═════ Input rows

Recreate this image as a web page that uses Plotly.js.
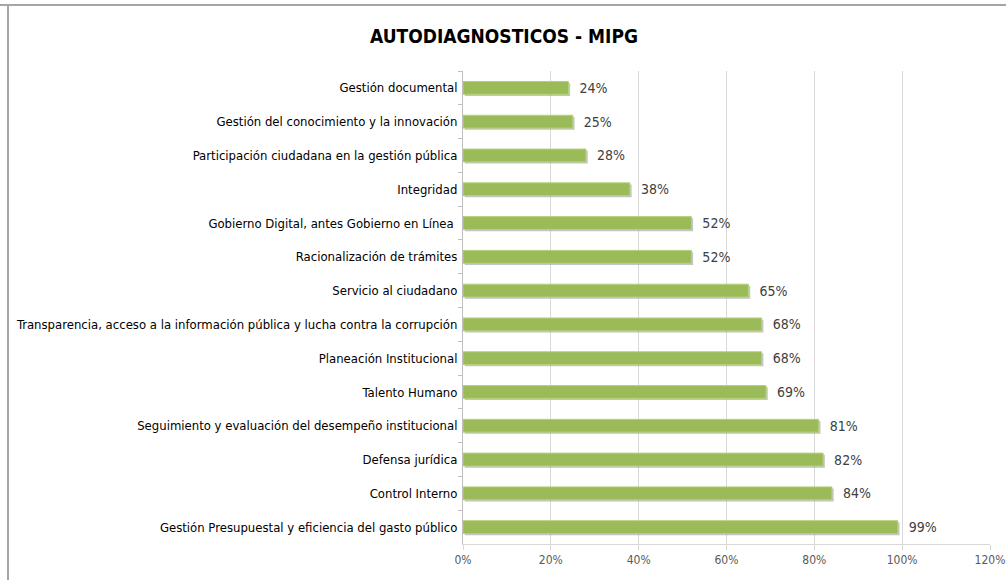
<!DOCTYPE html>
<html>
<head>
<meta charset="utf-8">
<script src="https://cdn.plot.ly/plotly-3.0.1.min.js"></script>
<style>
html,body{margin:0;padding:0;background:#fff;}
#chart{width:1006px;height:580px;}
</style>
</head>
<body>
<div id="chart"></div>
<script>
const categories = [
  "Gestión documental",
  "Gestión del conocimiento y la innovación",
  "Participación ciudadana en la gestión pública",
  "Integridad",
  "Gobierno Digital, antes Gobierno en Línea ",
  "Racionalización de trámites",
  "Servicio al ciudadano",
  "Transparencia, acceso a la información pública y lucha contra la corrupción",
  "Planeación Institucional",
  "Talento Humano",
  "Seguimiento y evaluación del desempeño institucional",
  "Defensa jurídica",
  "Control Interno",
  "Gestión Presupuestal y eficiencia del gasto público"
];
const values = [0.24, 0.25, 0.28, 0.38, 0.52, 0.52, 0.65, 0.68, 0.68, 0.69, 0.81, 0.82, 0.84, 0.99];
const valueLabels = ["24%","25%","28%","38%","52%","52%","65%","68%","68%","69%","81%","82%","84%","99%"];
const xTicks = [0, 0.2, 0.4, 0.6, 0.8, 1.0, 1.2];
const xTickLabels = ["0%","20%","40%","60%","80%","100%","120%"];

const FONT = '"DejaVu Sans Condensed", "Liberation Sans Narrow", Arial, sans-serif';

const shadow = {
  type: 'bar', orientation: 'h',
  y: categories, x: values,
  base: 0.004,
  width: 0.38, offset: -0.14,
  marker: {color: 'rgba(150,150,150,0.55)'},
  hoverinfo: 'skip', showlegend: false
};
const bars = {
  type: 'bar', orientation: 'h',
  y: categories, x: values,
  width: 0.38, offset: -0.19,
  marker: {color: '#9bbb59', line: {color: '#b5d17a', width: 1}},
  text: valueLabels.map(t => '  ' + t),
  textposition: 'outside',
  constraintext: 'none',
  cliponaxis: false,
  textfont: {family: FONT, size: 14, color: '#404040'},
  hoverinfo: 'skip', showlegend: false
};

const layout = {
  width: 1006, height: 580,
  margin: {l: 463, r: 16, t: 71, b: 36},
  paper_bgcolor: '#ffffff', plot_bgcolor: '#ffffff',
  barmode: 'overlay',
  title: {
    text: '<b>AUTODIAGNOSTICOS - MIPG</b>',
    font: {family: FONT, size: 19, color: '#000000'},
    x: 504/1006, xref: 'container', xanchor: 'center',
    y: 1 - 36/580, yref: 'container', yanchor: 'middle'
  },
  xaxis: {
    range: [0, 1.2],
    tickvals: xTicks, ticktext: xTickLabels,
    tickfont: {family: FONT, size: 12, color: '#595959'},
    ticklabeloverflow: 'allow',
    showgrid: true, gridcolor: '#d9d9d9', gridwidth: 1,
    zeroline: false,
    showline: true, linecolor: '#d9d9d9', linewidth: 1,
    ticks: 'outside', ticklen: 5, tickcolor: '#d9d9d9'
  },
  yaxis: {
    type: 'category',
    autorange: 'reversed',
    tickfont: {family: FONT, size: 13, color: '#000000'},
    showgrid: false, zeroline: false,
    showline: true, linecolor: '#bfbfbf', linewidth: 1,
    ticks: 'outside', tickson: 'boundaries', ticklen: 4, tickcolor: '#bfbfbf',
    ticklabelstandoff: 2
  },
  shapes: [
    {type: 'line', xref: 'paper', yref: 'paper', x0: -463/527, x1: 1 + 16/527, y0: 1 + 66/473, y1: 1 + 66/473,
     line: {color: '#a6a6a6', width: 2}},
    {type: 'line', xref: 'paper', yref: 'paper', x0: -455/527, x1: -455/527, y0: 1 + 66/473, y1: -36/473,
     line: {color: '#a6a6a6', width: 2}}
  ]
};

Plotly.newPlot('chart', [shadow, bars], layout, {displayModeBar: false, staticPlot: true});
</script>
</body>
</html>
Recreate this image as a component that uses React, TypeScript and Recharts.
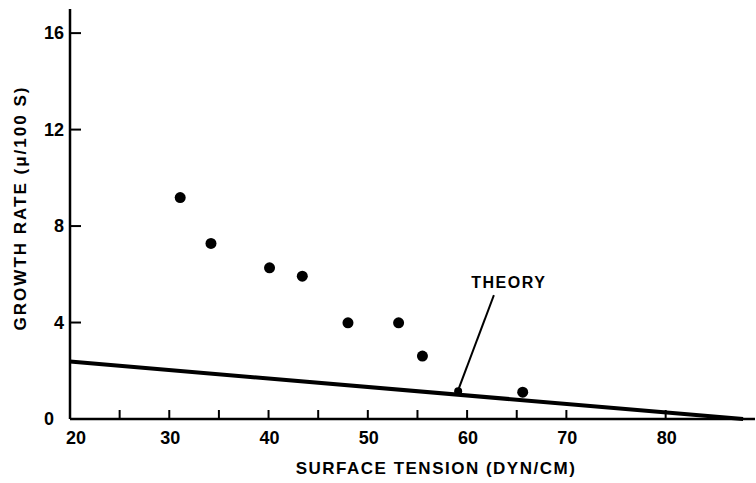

══════════

Goal of the exercise: Look over the listing above. Pick out and copy every line that includes "image".

Solution to this task:
Recreate this image as a web page that uses Plotly.js.
Recreate this image as a component that uses React, TypeScript and Recharts.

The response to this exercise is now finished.